**Task instructions:** Among the entries below, which lines run from the line with "Convert this chart to matplotlib code." through the line with "from matplotlib.patches import Rectangle"? Retype those, both ends included, exactly and without pictures.

(Figure scripts)
= = = = =
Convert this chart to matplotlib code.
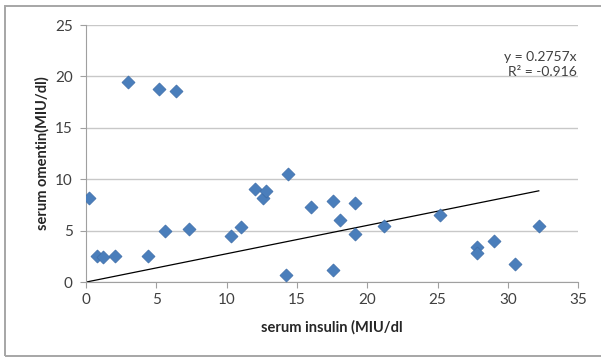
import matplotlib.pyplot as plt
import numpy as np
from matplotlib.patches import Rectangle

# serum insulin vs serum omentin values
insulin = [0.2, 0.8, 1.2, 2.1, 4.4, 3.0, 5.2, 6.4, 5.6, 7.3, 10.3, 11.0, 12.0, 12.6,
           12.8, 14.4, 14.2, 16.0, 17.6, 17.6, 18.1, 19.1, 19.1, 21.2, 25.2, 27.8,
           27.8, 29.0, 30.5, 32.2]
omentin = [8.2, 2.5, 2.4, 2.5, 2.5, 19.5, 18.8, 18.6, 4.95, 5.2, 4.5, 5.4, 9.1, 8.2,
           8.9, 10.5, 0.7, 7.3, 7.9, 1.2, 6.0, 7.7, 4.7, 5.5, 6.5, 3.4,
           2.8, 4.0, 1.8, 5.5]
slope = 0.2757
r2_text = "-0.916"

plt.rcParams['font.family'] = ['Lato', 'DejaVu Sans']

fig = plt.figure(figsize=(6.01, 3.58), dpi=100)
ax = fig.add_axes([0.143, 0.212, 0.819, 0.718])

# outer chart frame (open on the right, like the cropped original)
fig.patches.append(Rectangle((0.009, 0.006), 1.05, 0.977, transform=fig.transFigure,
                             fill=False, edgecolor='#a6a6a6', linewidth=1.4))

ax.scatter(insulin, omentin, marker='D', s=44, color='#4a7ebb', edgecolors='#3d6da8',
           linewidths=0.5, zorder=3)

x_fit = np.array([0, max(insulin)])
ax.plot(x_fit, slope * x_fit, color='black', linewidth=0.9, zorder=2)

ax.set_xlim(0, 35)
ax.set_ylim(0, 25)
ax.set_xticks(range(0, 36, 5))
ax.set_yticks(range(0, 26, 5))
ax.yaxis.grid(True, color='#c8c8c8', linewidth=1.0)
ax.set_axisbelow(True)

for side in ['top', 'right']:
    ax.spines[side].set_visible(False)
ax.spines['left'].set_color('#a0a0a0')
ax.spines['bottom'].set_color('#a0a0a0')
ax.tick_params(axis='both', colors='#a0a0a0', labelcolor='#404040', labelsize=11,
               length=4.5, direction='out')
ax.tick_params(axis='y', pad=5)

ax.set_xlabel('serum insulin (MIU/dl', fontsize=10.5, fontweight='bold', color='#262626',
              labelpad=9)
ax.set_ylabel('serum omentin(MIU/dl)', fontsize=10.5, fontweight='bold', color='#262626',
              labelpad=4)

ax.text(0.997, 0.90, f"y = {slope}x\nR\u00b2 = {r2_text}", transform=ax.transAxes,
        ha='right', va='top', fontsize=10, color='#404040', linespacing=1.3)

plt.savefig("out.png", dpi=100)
= = = = =
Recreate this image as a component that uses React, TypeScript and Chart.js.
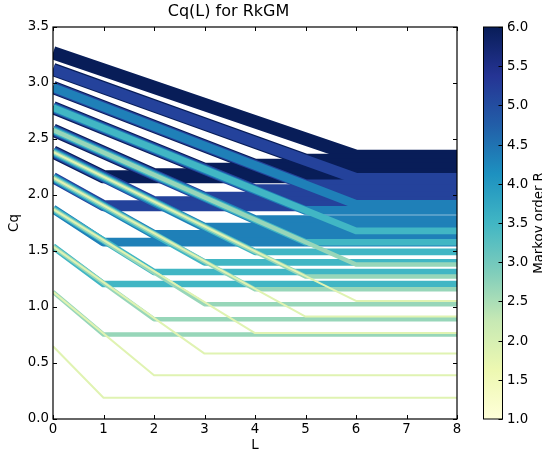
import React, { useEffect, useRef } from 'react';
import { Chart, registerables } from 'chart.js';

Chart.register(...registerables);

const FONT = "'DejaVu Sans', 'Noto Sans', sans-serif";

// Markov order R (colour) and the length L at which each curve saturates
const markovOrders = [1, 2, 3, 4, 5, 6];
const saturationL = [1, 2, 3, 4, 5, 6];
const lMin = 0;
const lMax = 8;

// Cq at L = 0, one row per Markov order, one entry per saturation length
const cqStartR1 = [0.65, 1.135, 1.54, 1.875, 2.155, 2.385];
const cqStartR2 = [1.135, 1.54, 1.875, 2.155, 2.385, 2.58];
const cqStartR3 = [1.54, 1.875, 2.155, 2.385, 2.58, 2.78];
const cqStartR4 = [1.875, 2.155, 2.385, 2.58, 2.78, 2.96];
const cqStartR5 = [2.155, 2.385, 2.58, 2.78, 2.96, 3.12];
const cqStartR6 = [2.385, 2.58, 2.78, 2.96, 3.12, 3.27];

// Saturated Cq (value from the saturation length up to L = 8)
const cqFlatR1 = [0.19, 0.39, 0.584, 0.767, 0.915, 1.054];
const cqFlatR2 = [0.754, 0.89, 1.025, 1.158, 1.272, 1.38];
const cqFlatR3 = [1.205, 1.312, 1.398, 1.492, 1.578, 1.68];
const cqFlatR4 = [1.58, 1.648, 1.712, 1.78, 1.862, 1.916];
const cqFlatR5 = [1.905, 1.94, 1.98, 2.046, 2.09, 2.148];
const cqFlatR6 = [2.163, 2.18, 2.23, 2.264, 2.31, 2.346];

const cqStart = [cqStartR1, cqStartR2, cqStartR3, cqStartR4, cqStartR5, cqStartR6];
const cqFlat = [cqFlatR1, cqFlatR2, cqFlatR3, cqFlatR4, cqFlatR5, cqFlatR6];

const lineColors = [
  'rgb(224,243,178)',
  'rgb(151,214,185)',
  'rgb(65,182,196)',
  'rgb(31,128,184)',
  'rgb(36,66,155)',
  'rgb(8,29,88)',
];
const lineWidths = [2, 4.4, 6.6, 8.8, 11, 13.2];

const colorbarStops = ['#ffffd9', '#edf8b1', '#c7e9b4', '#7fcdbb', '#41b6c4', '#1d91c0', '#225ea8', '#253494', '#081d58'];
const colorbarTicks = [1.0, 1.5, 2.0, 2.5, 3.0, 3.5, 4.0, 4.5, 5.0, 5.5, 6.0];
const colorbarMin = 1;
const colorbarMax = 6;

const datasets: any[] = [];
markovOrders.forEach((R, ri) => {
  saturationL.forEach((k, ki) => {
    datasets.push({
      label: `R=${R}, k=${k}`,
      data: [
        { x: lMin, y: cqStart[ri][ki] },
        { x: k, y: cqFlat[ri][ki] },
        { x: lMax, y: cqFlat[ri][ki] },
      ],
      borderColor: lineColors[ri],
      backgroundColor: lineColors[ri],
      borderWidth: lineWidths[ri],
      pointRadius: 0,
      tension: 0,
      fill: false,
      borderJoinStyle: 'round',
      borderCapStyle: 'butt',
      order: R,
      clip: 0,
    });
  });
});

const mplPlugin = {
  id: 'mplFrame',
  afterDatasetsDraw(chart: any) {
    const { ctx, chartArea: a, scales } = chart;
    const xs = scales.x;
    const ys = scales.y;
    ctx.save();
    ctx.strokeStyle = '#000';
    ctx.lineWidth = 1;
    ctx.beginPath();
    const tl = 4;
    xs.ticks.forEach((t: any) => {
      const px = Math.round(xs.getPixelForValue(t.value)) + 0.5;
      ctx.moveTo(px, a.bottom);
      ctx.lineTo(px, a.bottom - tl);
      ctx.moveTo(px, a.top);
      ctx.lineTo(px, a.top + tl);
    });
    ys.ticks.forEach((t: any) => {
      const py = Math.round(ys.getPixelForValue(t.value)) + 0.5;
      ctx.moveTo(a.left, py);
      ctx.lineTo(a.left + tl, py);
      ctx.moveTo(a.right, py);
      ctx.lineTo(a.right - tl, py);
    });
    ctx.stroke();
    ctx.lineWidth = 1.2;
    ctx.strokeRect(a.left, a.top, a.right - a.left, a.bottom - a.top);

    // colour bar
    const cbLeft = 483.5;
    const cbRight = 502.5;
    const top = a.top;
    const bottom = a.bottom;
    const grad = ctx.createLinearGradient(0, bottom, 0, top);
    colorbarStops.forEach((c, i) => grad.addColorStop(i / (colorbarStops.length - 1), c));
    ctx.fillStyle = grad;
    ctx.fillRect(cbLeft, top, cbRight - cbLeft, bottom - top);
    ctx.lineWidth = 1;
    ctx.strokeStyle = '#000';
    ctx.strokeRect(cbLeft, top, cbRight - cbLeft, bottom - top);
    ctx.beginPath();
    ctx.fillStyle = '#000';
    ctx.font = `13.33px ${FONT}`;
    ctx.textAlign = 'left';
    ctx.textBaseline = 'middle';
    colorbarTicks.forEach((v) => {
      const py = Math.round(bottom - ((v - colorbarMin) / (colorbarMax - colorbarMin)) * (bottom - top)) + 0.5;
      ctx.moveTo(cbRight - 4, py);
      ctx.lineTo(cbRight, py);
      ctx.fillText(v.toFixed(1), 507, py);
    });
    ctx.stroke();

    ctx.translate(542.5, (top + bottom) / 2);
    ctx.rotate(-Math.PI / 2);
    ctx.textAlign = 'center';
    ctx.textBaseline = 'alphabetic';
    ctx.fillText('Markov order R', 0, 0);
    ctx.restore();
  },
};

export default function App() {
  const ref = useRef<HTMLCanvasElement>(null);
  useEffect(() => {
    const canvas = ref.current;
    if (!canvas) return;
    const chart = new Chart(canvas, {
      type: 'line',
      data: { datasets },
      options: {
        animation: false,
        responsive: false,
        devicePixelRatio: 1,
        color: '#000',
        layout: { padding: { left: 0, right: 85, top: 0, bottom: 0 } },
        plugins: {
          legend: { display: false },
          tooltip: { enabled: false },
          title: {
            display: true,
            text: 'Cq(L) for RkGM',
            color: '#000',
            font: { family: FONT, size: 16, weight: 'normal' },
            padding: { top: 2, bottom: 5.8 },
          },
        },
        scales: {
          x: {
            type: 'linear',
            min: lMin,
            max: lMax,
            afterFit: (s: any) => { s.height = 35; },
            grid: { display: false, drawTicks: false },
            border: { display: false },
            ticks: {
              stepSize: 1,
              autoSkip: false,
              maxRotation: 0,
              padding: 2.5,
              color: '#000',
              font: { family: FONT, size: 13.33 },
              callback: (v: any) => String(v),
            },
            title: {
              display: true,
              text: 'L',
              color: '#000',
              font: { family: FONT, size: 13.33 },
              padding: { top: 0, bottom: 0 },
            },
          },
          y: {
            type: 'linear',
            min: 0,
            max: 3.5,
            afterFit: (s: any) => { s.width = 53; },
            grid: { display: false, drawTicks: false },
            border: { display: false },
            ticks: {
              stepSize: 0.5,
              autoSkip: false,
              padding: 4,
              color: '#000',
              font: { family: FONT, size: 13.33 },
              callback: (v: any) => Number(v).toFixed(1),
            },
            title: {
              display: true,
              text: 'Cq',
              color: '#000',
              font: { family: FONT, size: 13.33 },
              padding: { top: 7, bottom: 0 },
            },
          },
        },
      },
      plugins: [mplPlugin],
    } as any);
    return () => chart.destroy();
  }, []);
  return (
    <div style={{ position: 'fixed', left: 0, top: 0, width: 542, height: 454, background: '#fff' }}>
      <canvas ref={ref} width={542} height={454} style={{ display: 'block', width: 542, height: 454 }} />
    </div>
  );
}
= = = = =
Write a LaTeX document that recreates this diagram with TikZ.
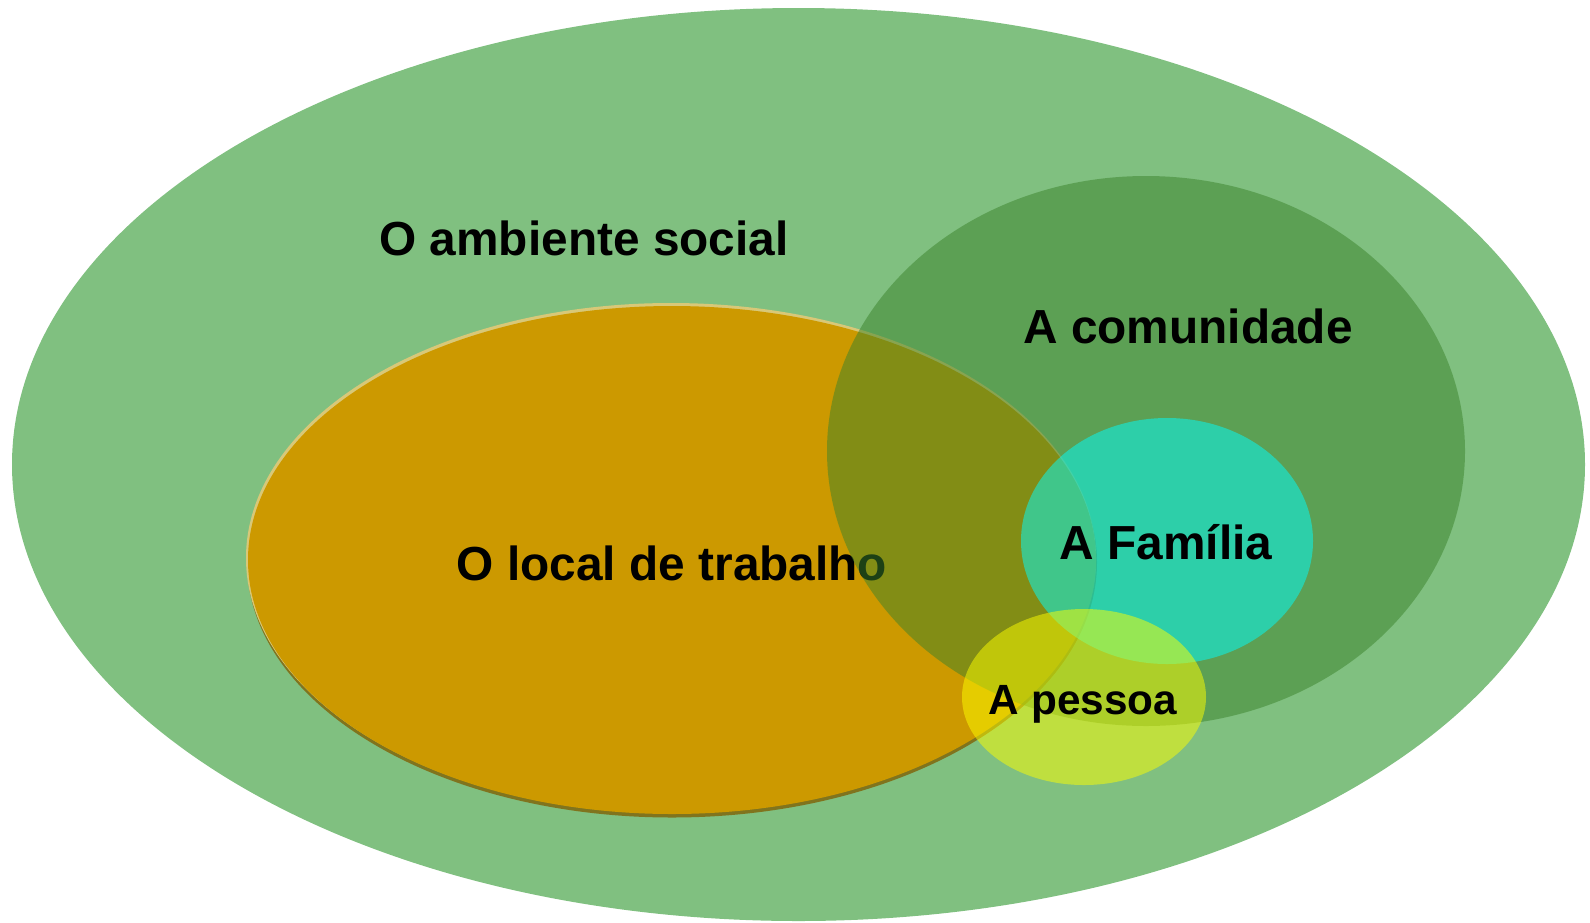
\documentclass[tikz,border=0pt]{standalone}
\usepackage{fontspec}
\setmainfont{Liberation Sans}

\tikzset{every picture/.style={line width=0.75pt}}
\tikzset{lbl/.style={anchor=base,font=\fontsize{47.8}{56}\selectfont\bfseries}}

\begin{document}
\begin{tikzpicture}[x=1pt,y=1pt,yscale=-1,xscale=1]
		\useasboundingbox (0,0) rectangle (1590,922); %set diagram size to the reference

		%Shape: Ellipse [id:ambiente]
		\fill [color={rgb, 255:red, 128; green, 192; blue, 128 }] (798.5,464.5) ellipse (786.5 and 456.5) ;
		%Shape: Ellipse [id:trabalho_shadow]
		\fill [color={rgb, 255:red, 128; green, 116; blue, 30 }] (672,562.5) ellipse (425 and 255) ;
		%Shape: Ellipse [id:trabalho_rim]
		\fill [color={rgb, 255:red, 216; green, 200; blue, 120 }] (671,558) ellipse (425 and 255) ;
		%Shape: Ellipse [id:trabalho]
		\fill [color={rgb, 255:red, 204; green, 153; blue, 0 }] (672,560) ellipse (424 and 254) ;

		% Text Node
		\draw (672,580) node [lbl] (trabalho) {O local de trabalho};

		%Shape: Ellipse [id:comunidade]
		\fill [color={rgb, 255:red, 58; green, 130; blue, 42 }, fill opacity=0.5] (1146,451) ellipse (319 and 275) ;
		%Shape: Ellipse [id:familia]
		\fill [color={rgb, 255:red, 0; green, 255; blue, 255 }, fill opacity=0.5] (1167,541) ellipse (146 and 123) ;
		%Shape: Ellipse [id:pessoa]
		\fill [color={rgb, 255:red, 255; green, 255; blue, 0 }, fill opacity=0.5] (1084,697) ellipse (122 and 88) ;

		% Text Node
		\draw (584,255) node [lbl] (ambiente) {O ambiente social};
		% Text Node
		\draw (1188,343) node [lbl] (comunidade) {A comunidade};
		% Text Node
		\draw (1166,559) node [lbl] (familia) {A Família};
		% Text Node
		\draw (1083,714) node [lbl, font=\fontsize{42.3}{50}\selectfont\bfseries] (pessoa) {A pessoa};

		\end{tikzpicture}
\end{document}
= = = = =
**Response to the task:**
Convert this chart to matplotlib code.
import matplotlib.pyplot as plt
import numpy as np
from matplotlib.patches import Rectangle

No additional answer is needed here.